In the opening pages of Charles Dickens’ Great Expectations, Pip, the main character, confronts a convict in a churchyard, escaped from the Hulks. The Hulks were old ships converted to prison ships, that lay near shore and were dreadful places to keep people.
That was the early 19th century when prison was all about life-threatening punishment and the cruel abuse of power over the lives of wrongdoers. As the century moved on, conditions were marginally improved and land-based prisons replaced many of the old ships.
But hard regimes were still insisted on. Prison was largely bad for your health, and there was no sense of reforming you, turning you for the better so that when you returned to society you were unlikely to reoffend. But increasingly the knowledge was developed that in fact if you could reform people, especially the young, you had a good chance of turning them around.
Possibly the greatest reform you could make is to prevent people going into prison in the first place
I was a part of that system. I was soaked in post-Second World War education and redemption programmes that issued out from Her Majesty’s Prison Service’s reform of the young. The argument ran that most juvenile delinquents came from violent and poor social circumstances not of their own making. They were children who got ‘dragged up wrong’, so to speak. So let’s get them sorted to become useful functioning members of society asap.
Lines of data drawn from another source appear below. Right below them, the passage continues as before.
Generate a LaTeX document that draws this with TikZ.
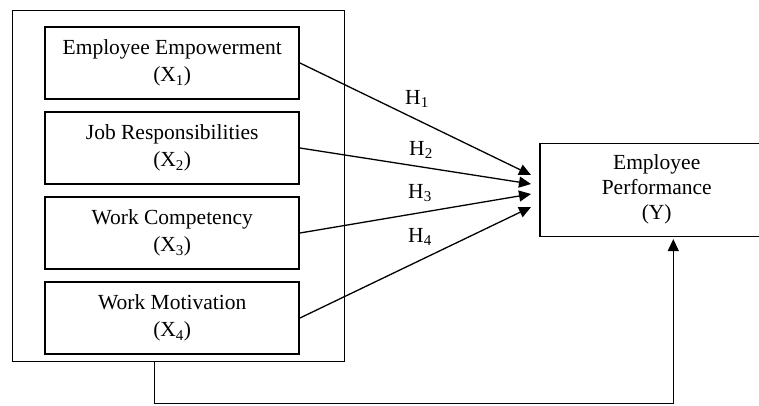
\documentclass[tikz,border=0pt]{standalone}
\usepackage{fontspec}
\setmainfont{Liberation Serif}
\usetikzlibrary{positioning}
\usetikzlibrary{arrows.meta}
\tikzstyle{varbox}=[rectangle,draw,line width=1.5pt,minimum width=254pt,minimum height=72pt,align=center,inner sep=0pt]
\tikzstyle{hyp}=[line width=1.3pt,-{Triangle[length=12pt,width=11pt]}]

\begin{document}
\begin{tikzpicture}[x=1pt,y=-1pt,font=\fontsize{21.5}{27.5}\selectfont]

	\clip (0,0) rectangle (759,405);
	\def\g{11.5pt}

	\node [draw, line width=1.5pt, minimum width=332pt, minimum height=351pt] (outer) at (178.6,186.2) {};

	\node [varbox] (x1) at (172.2,63) {Employee Empowerment\\(X\textsubscript{1})};
	\node [varbox, below = \g of x1] (x2) {Job Responsibilities\\(X\textsubscript{2})};
	\node [varbox, below = \g of x2] (x3) {Work Competency\\(X\textsubscript{3})};
	\node [varbox, below = \g of x3] (x4) {Work Motivation\\(X\textsubscript{4})};

	\node [varbox, minimum width=233pt, minimum height=93pt, font=\fontsize{21.5}{25}\selectfont] (perf) at (656.7,189.8) {Employee\\Performance\\(Y)};

	% arrow tips in front of perf
	\coordinate (t1) at (531,175);
	\coordinate (t2) at (531,184);
	\coordinate (t3) at (531,194);
	\coordinate (t4) at (531,207);

	\draw[hyp] (x1.east) -- (t1);
	\draw[hyp] (x2.east) -- (t2);
	\draw[hyp] (x3.east) -- (t3);
	\draw[hyp] (x4.east) -- (t4);

	\node (h1) at (417,99) {H\textsubscript{1}};
	\node (h2) at (421,150) {H\textsubscript{2}};
	\node (h3) at (420,193) {H\textsubscript{3}};
	\node (h4) at (420,237) {H\textsubscript{4}};

	% direct path below
	\coordinate (down) at (154.5,403.5);
	\coordinate (turn) at (673.3,403.5);
	\draw[hyp, shorten >=2pt] (outer.south -| down) -- (down) -- (turn) -- (perf.south -| turn);

\end{tikzpicture}
\end{document}
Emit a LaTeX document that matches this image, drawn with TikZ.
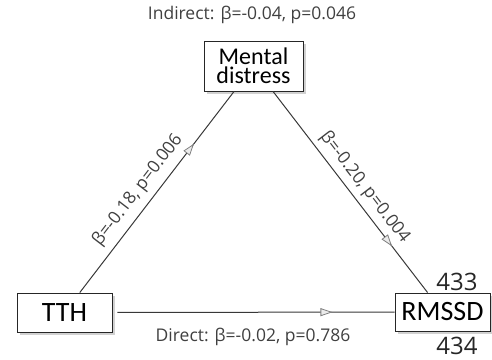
\documentclass[tikz,border=0pt]{standalone}
\usepackage{fontspec}
\setmainfont{Open Sans}
\newfontfamily\boxfont{Carlito}
\usetikzlibrary{shadows,arrows.meta,decorations.markings}
\begin{document}
\begin{tikzpicture}[x=1pt,y=-1pt,
  varbox/.style={draw=black!85, line width=0.9pt, fill=white, inner sep=0pt,
    drop shadow={shadow xshift=2.5pt, shadow yshift=-2.5pt, fill=black!30, opacity=0.6},
    font=\boxfont, align=center},
  path/.style={draw=black!78, line width=1pt},
  lab/.style={font=\fontsize{17.5}{19}\selectfont, text=black!75, inner sep=2pt},
  mid/.style={postaction={decorate}, decoration={markings,
    mark=at position #1 with {\arrow[black!50, line width=0.8pt]{Triangle[open, length=12pt, width=8pt, fill=black!8]}}}}
]
\useasboundingbox (0,0) rectangle (492,359);
\node[varbox, minimum width=99pt, minimum height=50pt, font=\boxfont\fontsize{24}{19}\selectfont] (md) at (253.5,66) {Mental\\distress};
\node[varbox, minimum width=95pt, minimum height=39pt, font=\boxfont\fontsize{28}{30}\selectfont] (tth) at (64.5,312.5) {TTH};
\node[varbox, minimum width=95pt, minimum height=38pt, font=\boxfont\fontsize{28}{30}\selectfont] (rm) at (442.5,312) {RMSSD};

\draw[path, mid=0.74] (tth) -- node[lab, sloped, above=5pt, pos=0.46] {β=-0.18, p=0.006} (md);
\draw[path, mid=0.77] (md) -- node[lab, sloped, above=3pt, pos=0.52] {β=-0.20, p=0.004} (rm);
\draw[path, mid=0.78, shorten <=5pt] (tth) -- (rm);

\node[lab] (ind) at (252,15) {Indirect: β=-0.04, p=0.046};
\node[lab] (dir) at (253,337) {Direct: β=-0.02, p=0.786};
\node[font=\fontsize{24}{26}\selectfont, text=black!85] (n433) at (457,282) {433};
\node[font=\fontsize{24}{26}\selectfont, text=black!85] (n434) at (457,346) {434};
\end{tikzpicture}
\end{document}
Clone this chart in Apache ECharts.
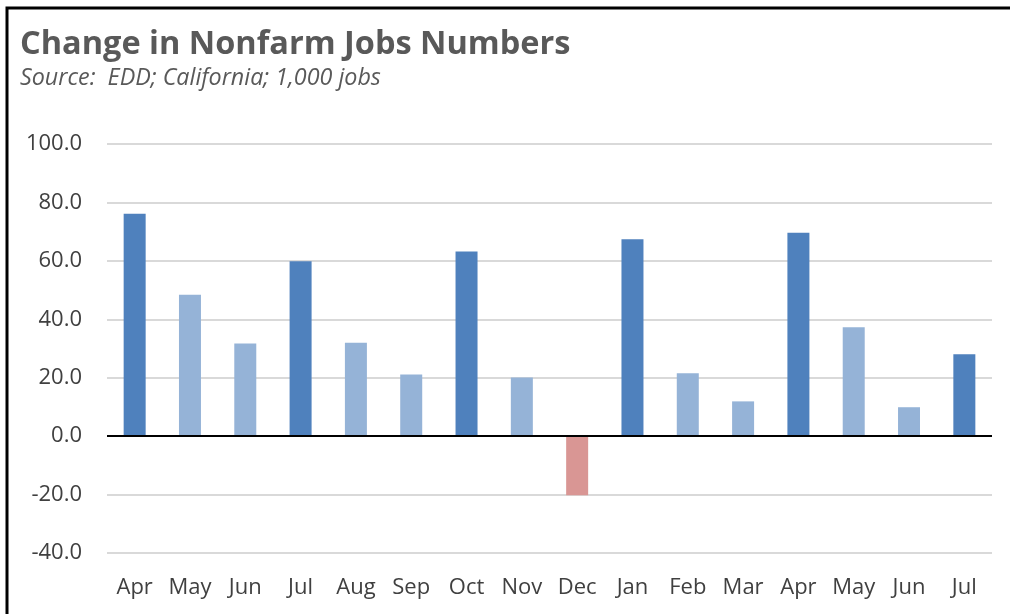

What a wonder this service was. Rehabilitation. You go in bad and you come out better. Not just about depriving you of your freedoms for a number of years. But to set you alight with education, work training and social improvement. Not to mention a strong regime of health.
While in reformatory I learned to read properly, to run miles and to box more efficiently. As well as skills around work that stood me in good stead, including some printing classes that I could use later in my working life.